The Jewish Agency Board of Governors met this week in Jerusalem, to discuss several issues relating to Jewish identity and world Jewry.
On Monday, Arutz Sheva's Managing Editor, Ari Soffer, spoke with Jewish Agency Executive Director Natan Sharansky on a special issue facing European Jewry in 2014: the dramatic rise in French Aliyah.
"Hopefully, 1% of the French Jewish Community will make Aliyah this year - double the number in 2013 - and 2013 was double the number we saw [making Aliyah] in 2012," Sharansky noted. "It's a very quick increase, and I would say unprecedented."
"No doubt about it, French Jewry feels insecure, they are not satisfied with the economic situation," he added. "We cannot take credit for these factors, but we can take credit for the fact that more and more Jews have decided that their number-one option is Israel - not Montreal, not London, not Miami, not Australia and other places."
Sharansky attributed the upswing to the fact that the Jewish Agency is "working very hard to strengthen the connection of every young Jew in France with Israel."
With that in mind, he said, the next step will be encouraging the young professional community in France to embrace Israel.

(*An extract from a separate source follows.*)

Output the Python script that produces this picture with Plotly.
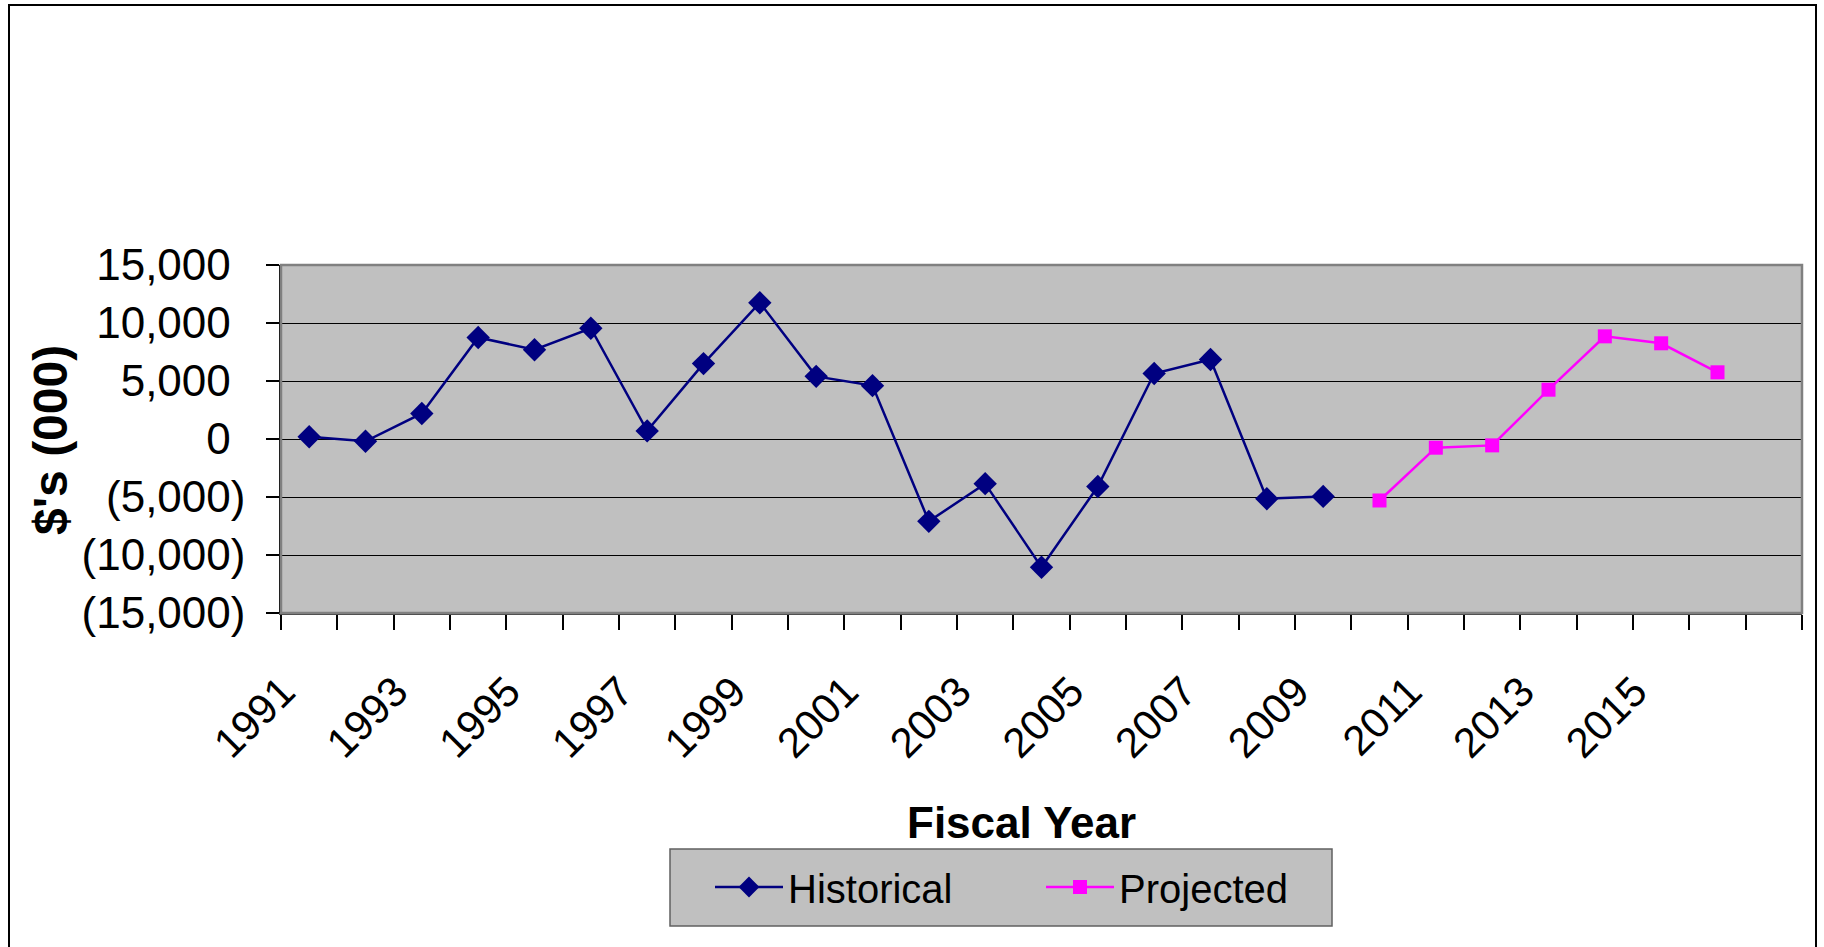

"We have to remove all the obstacles for young, professional Jews in France to come and work here," he emphasized, noting that a recent Knesset decision to recognize French diplomas was an "important decision" in that direction.
"I think our plan is to have as many job opportunities to bring to France from Israel as possible, to broaden our network of special absorption centers for young professionals, and many other things to intensify this movement of French Jews moving to Israel," he added.
Sharansky also stated that while anti-Semitism is the driving force behind French Aliyah, the economic realities enhances a sense of insecurity for the Jewish community.
"What creates this general feeling of insecurity is the feeling that [France] is not our home, is not our family," Sharansky said. "The fact that the Chief Rabbi of France said ten years ago that young Jews should not wear a kippa [yarmulke -ed] in Paris, and the fact that - to this day - every teacher and every Rabbi says that to children [. . .] says something about the feeling of security [there]."
"The feeling of insecurity was amplified by economic insecurity," he added. "There are very few job opportunities [there]."